▶ _BRIEF_:
Can you find the lines of the listing that include "this" and copy every one?

▶ _Source code of charts_:
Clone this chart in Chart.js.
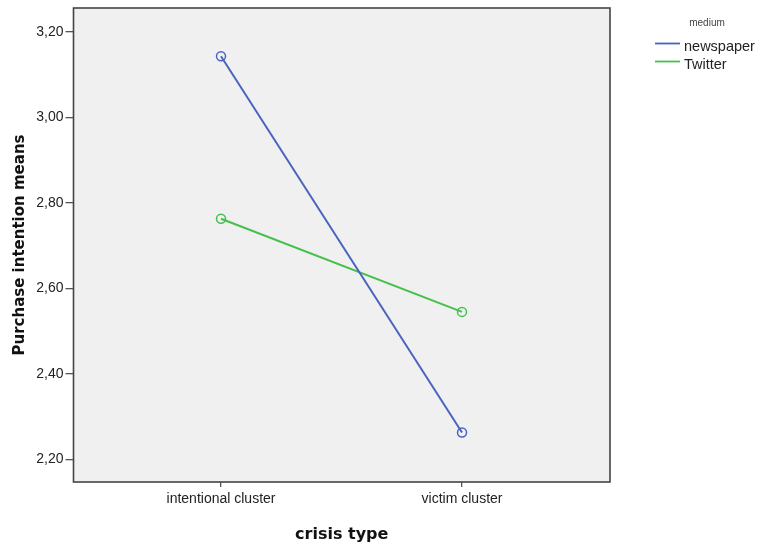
<!DOCTYPE html>
<html>
<head>
<meta charset="utf-8">
<script src="https://cdn.jsdelivr.net/npm/chart.js@4"></script>
<style>
  html, body { margin: 0; padding: 0; background: #fff; }
  #wrap { width: 761px; height: 544px; }
</style>
</head>
<body>
<div id="wrap"><canvas id="js-line-chart" width="761" height="544"></canvas></div>
<script>
// crisis types on the x axis
const categories = ['intentional cluster', 'victim cluster'];
// purchase intention means per medium
const newspaperMeans = [3.143, 2.263];
const twitterMeans = [2.763, 2.545];
const yTicks = [2.2, 2.4, 2.6, 2.8, 3.0, 3.2];
const seriesNames = ['newspaper', 'Twitter'];
const seriesColors = ['#4a63c0', '#46c04c'];

const toPoints = (arr) => arr.map((v, i) => ({ x: i, y: v }));

// grey plot background + frame, like SPSS
const plotFrame = {
  id: 'plotFrame',
  beforeDraw(chart) {
    const { ctx, chartArea: a } = chart;
    ctx.save();
    ctx.fillStyle = '#f0f0f0';
    ctx.fillRect(a.left, a.top, a.right - a.left, a.bottom - a.top);
    ctx.restore();
  },
  afterDatasetsDraw(chart) {
    const { ctx, chartArea: a } = chart;
    ctx.save();
    ctx.strokeStyle = '#444';
    ctx.lineWidth = 1.6;
    ctx.strokeRect(a.left, a.top, a.right - a.left, a.bottom - a.top);
    ctx.restore();
  }
};

// legend at the top right
const sideLegend = {
  id: 'sideLegend',
  afterDraw(chart) {
    const { ctx } = chart;
    ctx.save();
    ctx.fillStyle = '#444';
    ctx.font = '10px "Liberation Sans", Arial, sans-serif';
    ctx.textAlign = 'center';
    ctx.textBaseline = 'middle';
    ctx.fillText('medium', 707, 23);
    ctx.font = '14.5px "Liberation Sans", Arial, sans-serif';
    ctx.textAlign = 'left';
    seriesNames.forEach((name, i) => {
      const y = 43.5 + i * 18;
      ctx.strokeStyle = seriesColors[i];
      ctx.lineWidth = 1.8;
      ctx.beginPath();
      ctx.moveTo(655, y);
      ctx.lineTo(680, y);
      ctx.stroke();
      ctx.fillStyle = '#222';
      ctx.fillText(name, 684, y + 3);
    });
    ctx.restore();
  }
};

const ctx = document.getElementById('js-line-chart').getContext('2d');

new Chart(ctx, {
  type: 'line',
  data: {
    datasets: [
      {
        label: seriesNames[0],
        data: toPoints(newspaperMeans),
        borderColor: seriesColors[0],
        backgroundColor: 'transparent',
        borderWidth: 2,
        pointRadius: 4.5,
        pointBorderWidth: 1.5,
        pointBackgroundColor: 'transparent',
        pointBorderColor: seriesColors[0]
      },
      {
        label: seriesNames[1],
        data: toPoints(twitterMeans),
        borderColor: seriesColors[1],
        backgroundColor: 'transparent',
        borderWidth: 2,
        pointRadius: 4.5,
        pointBorderWidth: 1.5,
        pointBackgroundColor: 'transparent',
        pointBorderColor: seriesColors[1]
      }
    ]
  },
  options: {
    responsive: false,
    animation: false,
    layout: { padding: { top: 8, right: 151, left: 0, bottom: 0 } },
    plugins: { legend: { display: false }, tooltip: { enabled: false } },
    scales: {
      x: {
        type: 'linear',
        min: -0.612,
        max: 1.614,
        afterBuildTicks: (scale) => {
          scale.ticks = categories.map((c, i) => ({ value: i }));
        },
        afterFit: (scale) => { scale.height = 62; },
        ticks: {
          padding: 4,
          color: '#222',
          font: { family: '"Liberation Sans", Arial, sans-serif', size: 14 },
          callback: (v) => categories[v]
        },
        grid: { drawOnChartArea: false, drawTicks: true, tickLength: 5, color: '#555', lineWidth: 1.3 },
        border: { display: false },
        title: {
          display: true,
          text: 'crisis type',
          color: '#111',
          font: { family: '"DejaVu Sans", Verdana, sans-serif', size: 16, weight: 'bold' },
          padding: { top: 0, bottom: 0 }
        }
      },
      y: {
        min: 2.147,
        max: 3.256,
        afterBuildTicks: (scale) => {
          scale.ticks = yTicks.map((v) => ({ value: v }));
        },
        afterFit: (scale) => { scale.width = 73.5; },
        ticks: {
          padding: 2,
          color: '#222',
          font: { family: '"Liberation Sans", Arial, sans-serif', size: 14, lineHeight: 0.8 },
          callback: (v) => v.toFixed(2).replace('.', ',')
        },
        grid: { drawOnChartArea: false, drawTicks: true, tickLength: 8, color: '#555', lineWidth: 1.3 },
        border: { display: false },
        title: {
          display: true,
          text: 'Purchase intention means',
          color: '#111',
          font: { family: '"DejaVu Sans", Verdana, sans-serif', size: 15, weight: 'bold' },
          padding: { top: 11, bottom: 0 }
        }
      }
    }
  },
  plugins: [plotFrame, sideLegend]
});
</script>
</body>
</html>
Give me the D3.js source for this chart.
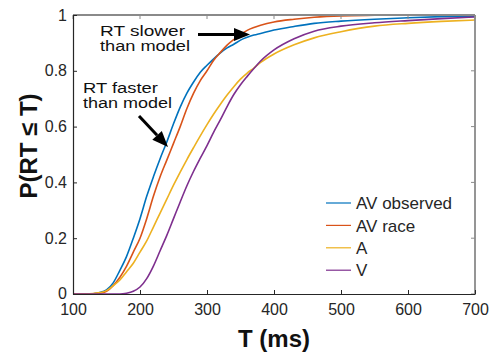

▶ _ANSWER_:
Clone this chart in Chart.js.
Give me the D3.js source for this chart.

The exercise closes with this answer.